--- Given instruction ---
Please retype the data in full and exactly; the pictures are not part of the copy.

--- Given data ---
++++++++++

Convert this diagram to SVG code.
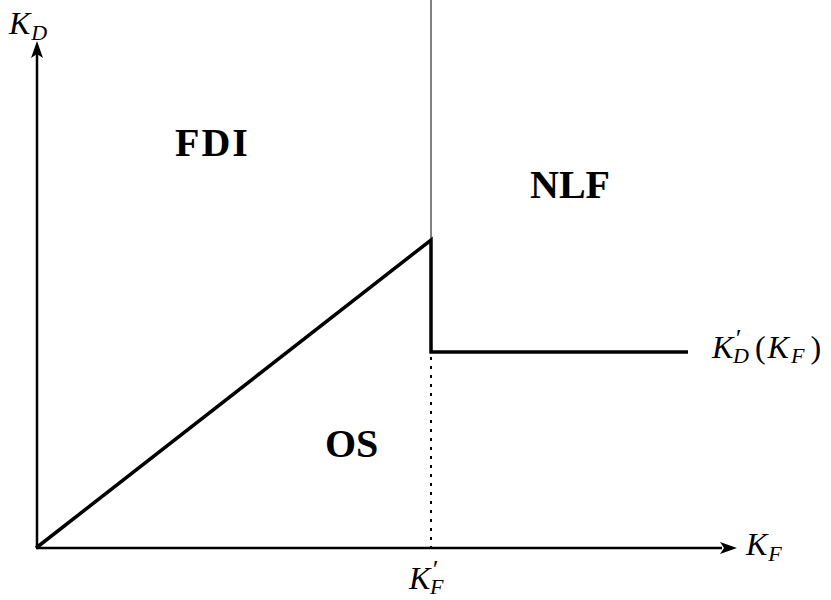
<svg xmlns="http://www.w3.org/2000/svg" width="831" height="600" viewBox="0 0 831 600">
<style>
.ax{stroke:#000;stroke-width:2.5;fill:none}
.thick{stroke:#000;stroke-width:3.5;fill:none;stroke-linejoin:miter}
.thin{stroke:#000;stroke-width:1;fill:none}
.dot{stroke:#000;stroke-width:2;fill:none;stroke-dasharray:3 6}
.m{font-family:"Liberation Serif",serif;font-style:italic;fill:#000;font-size:32px}
.s{font-size:22px}
.p{font-size:26px}
.b{font-family:"Liberation Serif",serif;font-weight:bold;fill:#000;font-size:40px}
</style>
<g id="connectors">
<line class="ax" x1="37" y1="548" x2="37" y2="52"/>
<path d="M31,58 L37,41 L43,58 L37,54 Z" fill="#000"/>
<line class="ax" x1="36" y1="548" x2="722" y2="548"/>
<path d="M720,542 L737,548 L720,554 L724,548 Z" fill="#000"/>
<line class="thin" x1="431" y1="0" x2="431" y2="240"/>
<polyline class="thick" points="36,548 431,240 431,352 688,352"/>
<line class="dot" x1="431" y1="357" x2="431" y2="548"/>
</g>
<g id="labels">
<text class="m" x="9" y="34">K<tspan class="s" dx="1" dy="6">D</tspan></text>
<text class="b" x="175" y="156" letter-spacing="2">FDI</text>
<text class="b" x="530" y="198">NLF</text>
<text class="b" x="325" y="457">OS</text>
<text class="m" x="746" y="555">K<tspan class="s" dx="1" dy="6">F</tspan></text>
<text class="m" x="409" y="589">K<tspan class="p" dx="1" dy="-11">′</tspan><tspan class="s" dx="-7" dy="16">F</tspan></text>
<text class="m" x="712" y="358">K<tspan class="p" dx="1" dy="-11">′</tspan><tspan class="s" dx="-7" dy="16">D</tspan><tspan dx="6" dy="-5" font-style="normal">(</tspan><tspan dx="2">K</tspan><tspan class="s" dx="2" dy="5">F</tspan><tspan dx="6" dy="-5" font-style="normal">)</tspan></text>
</g>
</svg>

++++++++++

--- Written response ---
Convert this diagram to SVG code.
<svg xmlns="http://www.w3.org/2000/svg" width="831" height="600" viewBox="0 0 831 600">
<style>
.ax{stroke:#000;stroke-width:2.5;fill:none}
.thick{stroke:#000;stroke-width:3.5;fill:none;stroke-linejoin:miter}
.thin{stroke:#000;stroke-width:1;fill:none}
.dot{stroke:#000;stroke-width:2;fill:none;stroke-dasharray:3 6}
.m{font-family:"Liberation Serif",serif;font-style:italic;fill:#000;font-size:32px}
.s{font-size:22px}
.p{font-size:26px}
.b{font-family:"Liberation Serif",serif;font-weight:bold;fill:#000;font-size:40px}
</style>
<g id="connectors">
<line class="ax" x1="37" y1="548" x2="37" y2="52"/>
<path d="M31,58 L37,41 L43,58 L37,54 Z" fill="#000"/>
<line class="ax" x1="36" y1="548" x2="722" y2="548"/>
<path d="M720,542 L737,548 L720,554 L724,548 Z" fill="#000"/>
<line class="thin" x1="431" y1="0" x2="431" y2="240"/>
<polyline class="thick" points="36,548 431,240 431,352 688,352"/>
<line class="dot" x1="431" y1="357" x2="431" y2="548"/>
</g>
<g id="labels">
<text class="m" x="9" y="34">K<tspan class="s" dx="1" dy="6">D</tspan></text>
<text class="b" x="175" y="156" letter-spacing="2">FDI</text>
<text class="b" x="530" y="198">NLF</text>
<text class="b" x="325" y="457">OS</text>
<text class="m" x="746" y="555">K<tspan class="s" dx="1" dy="6">F</tspan></text>
<text class="m" x="409" y="589">K<tspan class="p" dx="1" dy="-11">′</tspan><tspan class="s" dx="-7" dy="16">F</tspan></text>
<text class="m" x="712" y="358">K<tspan class="p" dx="1" dy="-11">′</tspan><tspan class="s" dx="-7" dy="16">D</tspan><tspan dx="6" dy="-5" font-style="normal">(</tspan><tspan dx="2">K</tspan><tspan class="s" dx="2" dy="5">F</tspan><tspan dx="6" dy="-5" font-style="normal">)</tspan></text>
</g>
</svg>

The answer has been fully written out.